### EXERCISE
Exclude the pictures, then repeat the remaining data exactly.

-- BEGIN --

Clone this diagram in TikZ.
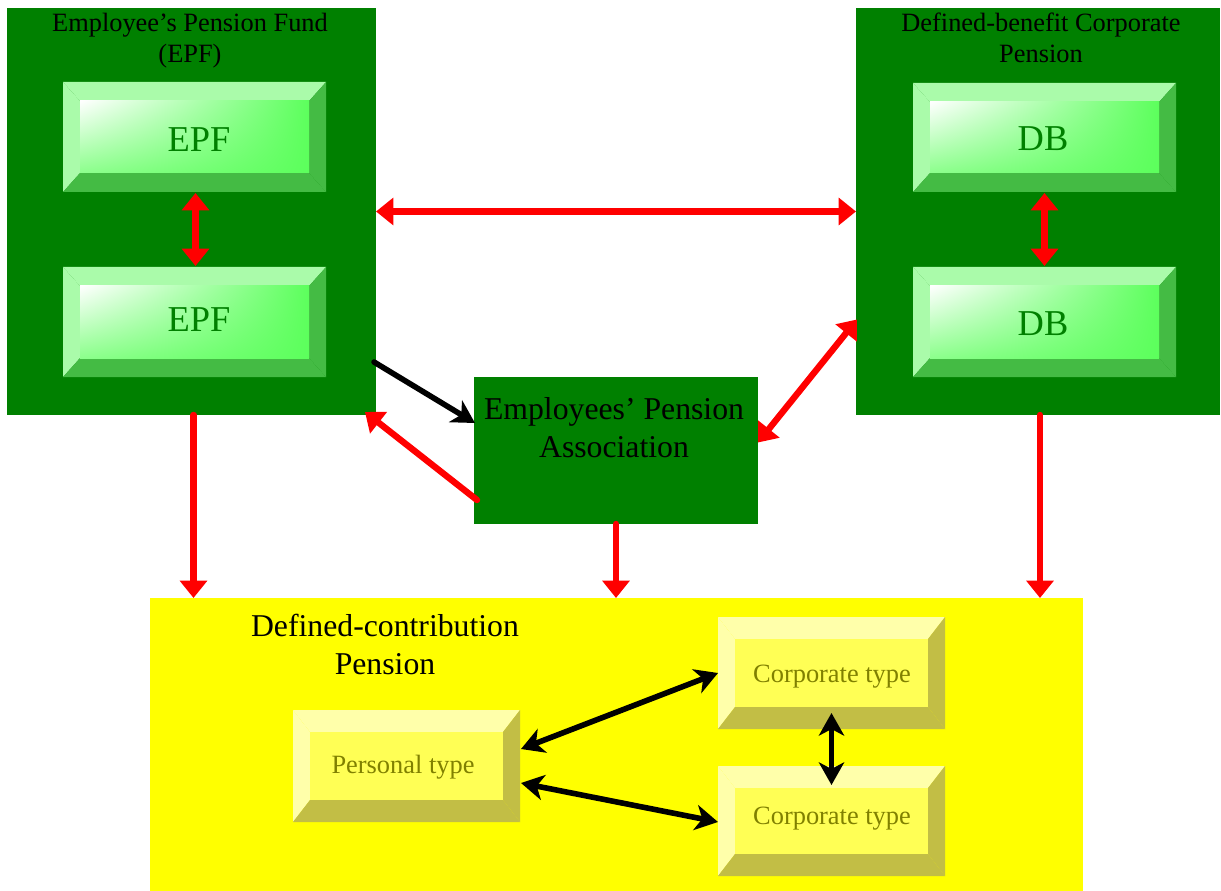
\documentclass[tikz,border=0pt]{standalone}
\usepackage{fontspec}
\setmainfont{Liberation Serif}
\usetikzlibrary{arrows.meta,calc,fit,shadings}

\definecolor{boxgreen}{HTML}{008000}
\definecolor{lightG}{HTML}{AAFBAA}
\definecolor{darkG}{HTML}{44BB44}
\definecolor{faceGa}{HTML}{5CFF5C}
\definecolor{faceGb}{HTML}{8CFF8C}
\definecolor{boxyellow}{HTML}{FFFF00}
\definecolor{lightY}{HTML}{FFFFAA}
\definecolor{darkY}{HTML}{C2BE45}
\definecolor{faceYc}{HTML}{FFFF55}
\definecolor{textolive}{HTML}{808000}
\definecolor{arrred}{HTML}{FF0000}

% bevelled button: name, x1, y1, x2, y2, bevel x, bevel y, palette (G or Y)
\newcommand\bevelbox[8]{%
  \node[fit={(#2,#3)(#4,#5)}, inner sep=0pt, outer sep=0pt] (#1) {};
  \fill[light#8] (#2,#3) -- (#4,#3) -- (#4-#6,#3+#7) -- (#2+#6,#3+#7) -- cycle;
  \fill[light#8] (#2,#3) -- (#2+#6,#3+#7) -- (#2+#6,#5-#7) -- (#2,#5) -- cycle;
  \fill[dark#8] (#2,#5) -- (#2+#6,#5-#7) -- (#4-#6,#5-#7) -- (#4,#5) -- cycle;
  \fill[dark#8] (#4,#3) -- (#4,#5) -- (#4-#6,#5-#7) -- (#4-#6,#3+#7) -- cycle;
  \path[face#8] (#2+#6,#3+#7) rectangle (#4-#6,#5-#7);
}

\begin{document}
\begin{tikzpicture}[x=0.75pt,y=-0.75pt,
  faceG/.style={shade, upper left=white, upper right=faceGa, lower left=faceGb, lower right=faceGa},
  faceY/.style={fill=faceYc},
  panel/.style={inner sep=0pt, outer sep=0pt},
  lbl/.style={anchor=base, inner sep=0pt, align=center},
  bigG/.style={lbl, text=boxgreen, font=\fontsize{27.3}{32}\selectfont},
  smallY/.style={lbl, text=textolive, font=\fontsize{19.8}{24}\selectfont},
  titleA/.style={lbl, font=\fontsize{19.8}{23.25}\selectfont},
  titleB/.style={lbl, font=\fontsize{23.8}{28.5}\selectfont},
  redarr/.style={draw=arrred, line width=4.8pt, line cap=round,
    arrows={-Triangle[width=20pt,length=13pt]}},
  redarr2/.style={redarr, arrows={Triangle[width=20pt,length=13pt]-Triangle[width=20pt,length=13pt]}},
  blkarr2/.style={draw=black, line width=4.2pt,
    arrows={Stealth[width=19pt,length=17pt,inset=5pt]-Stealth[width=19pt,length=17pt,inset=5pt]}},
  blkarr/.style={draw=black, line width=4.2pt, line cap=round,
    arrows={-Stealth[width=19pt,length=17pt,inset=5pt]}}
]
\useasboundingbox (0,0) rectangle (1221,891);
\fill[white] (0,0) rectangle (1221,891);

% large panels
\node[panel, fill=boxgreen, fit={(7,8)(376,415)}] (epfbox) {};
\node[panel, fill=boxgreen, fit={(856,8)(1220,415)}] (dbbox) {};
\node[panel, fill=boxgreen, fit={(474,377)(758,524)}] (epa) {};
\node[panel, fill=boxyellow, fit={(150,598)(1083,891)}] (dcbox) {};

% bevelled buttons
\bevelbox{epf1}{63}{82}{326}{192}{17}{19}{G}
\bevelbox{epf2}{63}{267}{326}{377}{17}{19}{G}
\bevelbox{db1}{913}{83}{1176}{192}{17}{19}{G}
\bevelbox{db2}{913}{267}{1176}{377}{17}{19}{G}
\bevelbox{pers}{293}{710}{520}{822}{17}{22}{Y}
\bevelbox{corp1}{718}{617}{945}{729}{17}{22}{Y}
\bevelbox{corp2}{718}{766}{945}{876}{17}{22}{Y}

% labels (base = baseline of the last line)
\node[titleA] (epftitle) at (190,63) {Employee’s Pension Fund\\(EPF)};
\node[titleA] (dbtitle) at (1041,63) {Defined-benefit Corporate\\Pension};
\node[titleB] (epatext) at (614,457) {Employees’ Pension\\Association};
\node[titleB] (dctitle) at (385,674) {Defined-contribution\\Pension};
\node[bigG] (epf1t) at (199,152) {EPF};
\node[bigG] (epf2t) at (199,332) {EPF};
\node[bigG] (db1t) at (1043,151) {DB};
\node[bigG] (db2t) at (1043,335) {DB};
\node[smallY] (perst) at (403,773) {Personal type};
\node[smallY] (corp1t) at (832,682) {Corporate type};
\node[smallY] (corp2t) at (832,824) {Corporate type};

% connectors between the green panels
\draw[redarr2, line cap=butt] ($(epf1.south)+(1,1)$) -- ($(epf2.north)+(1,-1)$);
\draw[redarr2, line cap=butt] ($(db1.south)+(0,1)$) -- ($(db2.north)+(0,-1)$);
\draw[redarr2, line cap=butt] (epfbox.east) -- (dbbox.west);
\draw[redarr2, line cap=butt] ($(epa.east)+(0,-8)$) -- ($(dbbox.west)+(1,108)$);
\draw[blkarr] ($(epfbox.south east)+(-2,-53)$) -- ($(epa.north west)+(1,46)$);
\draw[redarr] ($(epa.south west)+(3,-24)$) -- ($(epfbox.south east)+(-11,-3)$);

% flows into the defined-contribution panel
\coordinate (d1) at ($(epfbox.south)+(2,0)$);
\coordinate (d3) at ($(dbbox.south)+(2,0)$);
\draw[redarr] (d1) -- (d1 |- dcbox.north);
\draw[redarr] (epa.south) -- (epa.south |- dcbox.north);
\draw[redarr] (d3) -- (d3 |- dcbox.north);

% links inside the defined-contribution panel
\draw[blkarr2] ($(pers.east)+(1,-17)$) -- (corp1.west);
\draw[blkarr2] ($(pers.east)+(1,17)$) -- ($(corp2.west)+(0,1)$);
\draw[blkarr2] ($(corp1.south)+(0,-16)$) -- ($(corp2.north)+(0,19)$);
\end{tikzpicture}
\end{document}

-- END --

### THE COMPLETED TASK
Clone this diagram in TikZ.
\documentclass[tikz,border=0pt]{standalone}
\usepackage{fontspec}
\setmainfont{Liberation Serif}
\usetikzlibrary{arrows.meta,calc,fit,shadings}

\definecolor{boxgreen}{HTML}{008000}
\definecolor{lightG}{HTML}{AAFBAA}
\definecolor{darkG}{HTML}{44BB44}
\definecolor{faceGa}{HTML}{5CFF5C}
\definecolor{faceGb}{HTML}{8CFF8C}
\definecolor{boxyellow}{HTML}{FFFF00}
\definecolor{lightY}{HTML}{FFFFAA}
\definecolor{darkY}{HTML}{C2BE45}
\definecolor{faceYc}{HTML}{FFFF55}
\definecolor{textolive}{HTML}{808000}
\definecolor{arrred}{HTML}{FF0000}

% bevelled button: name, x1, y1, x2, y2, bevel x, bevel y, palette (G or Y)
\newcommand\bevelbox[8]{%
  \node[fit={(#2,#3)(#4,#5)}, inner sep=0pt, outer sep=0pt] (#1) {};
  \fill[light#8] (#2,#3) -- (#4,#3) -- (#4-#6,#3+#7) -- (#2+#6,#3+#7) -- cycle;
  \fill[light#8] (#2,#3) -- (#2+#6,#3+#7) -- (#2+#6,#5-#7) -- (#2,#5) -- cycle;
  \fill[dark#8] (#2,#5) -- (#2+#6,#5-#7) -- (#4-#6,#5-#7) -- (#4,#5) -- cycle;
  \fill[dark#8] (#4,#3) -- (#4,#5) -- (#4-#6,#5-#7) -- (#4-#6,#3+#7) -- cycle;
  \path[face#8] (#2+#6,#3+#7) rectangle (#4-#6,#5-#7);
}

\begin{document}
\begin{tikzpicture}[x=0.75pt,y=-0.75pt,
  faceG/.style={shade, upper left=white, upper right=faceGa, lower left=faceGb, lower right=faceGa},
  faceY/.style={fill=faceYc},
  panel/.style={inner sep=0pt, outer sep=0pt},
  lbl/.style={anchor=base, inner sep=0pt, align=center},
  bigG/.style={lbl, text=boxgreen, font=\fontsize{27.3}{32}\selectfont},
  smallY/.style={lbl, text=textolive, font=\fontsize{19.8}{24}\selectfont},
  titleA/.style={lbl, font=\fontsize{19.8}{23.25}\selectfont},
  titleB/.style={lbl, font=\fontsize{23.8}{28.5}\selectfont},
  redarr/.style={draw=arrred, line width=4.8pt, line cap=round,
    arrows={-Triangle[width=20pt,length=13pt]}},
  redarr2/.style={redarr, arrows={Triangle[width=20pt,length=13pt]-Triangle[width=20pt,length=13pt]}},
  blkarr2/.style={draw=black, line width=4.2pt,
    arrows={Stealth[width=19pt,length=17pt,inset=5pt]-Stealth[width=19pt,length=17pt,inset=5pt]}},
  blkarr/.style={draw=black, line width=4.2pt, line cap=round,
    arrows={-Stealth[width=19pt,length=17pt,inset=5pt]}}
]
\useasboundingbox (0,0) rectangle (1221,891);
\fill[white] (0,0) rectangle (1221,891);

% large panels
\node[panel, fill=boxgreen, fit={(7,8)(376,415)}] (epfbox) {};
\node[panel, fill=boxgreen, fit={(856,8)(1220,415)}] (dbbox) {};
\node[panel, fill=boxgreen, fit={(474,377)(758,524)}] (epa) {};
\node[panel, fill=boxyellow, fit={(150,598)(1083,891)}] (dcbox) {};

% bevelled buttons
\bevelbox{epf1}{63}{82}{326}{192}{17}{19}{G}
\bevelbox{epf2}{63}{267}{326}{377}{17}{19}{G}
\bevelbox{db1}{913}{83}{1176}{192}{17}{19}{G}
\bevelbox{db2}{913}{267}{1176}{377}{17}{19}{G}
\bevelbox{pers}{293}{710}{520}{822}{17}{22}{Y}
\bevelbox{corp1}{718}{617}{945}{729}{17}{22}{Y}
\bevelbox{corp2}{718}{766}{945}{876}{17}{22}{Y}

% labels (base = baseline of the last line)
\node[titleA] (epftitle) at (190,63) {Employee’s Pension Fund\\(EPF)};
\node[titleA] (dbtitle) at (1041,63) {Defined-benefit Corporate\\Pension};
\node[titleB] (epatext) at (614,457) {Employees’ Pension\\Association};
\node[titleB] (dctitle) at (385,674) {Defined-contribution\\Pension};
\node[bigG] (epf1t) at (199,152) {EPF};
\node[bigG] (epf2t) at (199,332) {EPF};
\node[bigG] (db1t) at (1043,151) {DB};
\node[bigG] (db2t) at (1043,335) {DB};
\node[smallY] (perst) at (403,773) {Personal type};
\node[smallY] (corp1t) at (832,682) {Corporate type};
\node[smallY] (corp2t) at (832,824) {Corporate type};

% connectors between the green panels
\draw[redarr2, line cap=butt] ($(epf1.south)+(1,1)$) -- ($(epf2.north)+(1,-1)$);
\draw[redarr2, line cap=butt] ($(db1.south)+(0,1)$) -- ($(db2.north)+(0,-1)$);
\draw[redarr2, line cap=butt] (epfbox.east) -- (dbbox.west);
\draw[redarr2, line cap=butt] ($(epa.east)+(0,-8)$) -- ($(dbbox.west)+(1,108)$);
\draw[blkarr] ($(epfbox.south east)+(-2,-53)$) -- ($(epa.north west)+(1,46)$);
\draw[redarr] ($(epa.south west)+(3,-24)$) -- ($(epfbox.south east)+(-11,-3)$);

% flows into the defined-contribution panel
\coordinate (d1) at ($(epfbox.south)+(2,0)$);
\coordinate (d3) at ($(dbbox.south)+(2,0)$);
\draw[redarr] (d1) -- (d1 |- dcbox.north);
\draw[redarr] (epa.south) -- (epa.south |- dcbox.north);
\draw[redarr] (d3) -- (d3 |- dcbox.north);

% links inside the defined-contribution panel
\draw[blkarr2] ($(pers.east)+(1,-17)$) -- (corp1.west);
\draw[blkarr2] ($(pers.east)+(1,17)$) -- ($(corp2.west)+(0,1)$);
\draw[blkarr2] ($(corp1.south)+(0,-16)$) -- ($(corp2.north)+(0,19)$);
\end{tikzpicture}
\end{document}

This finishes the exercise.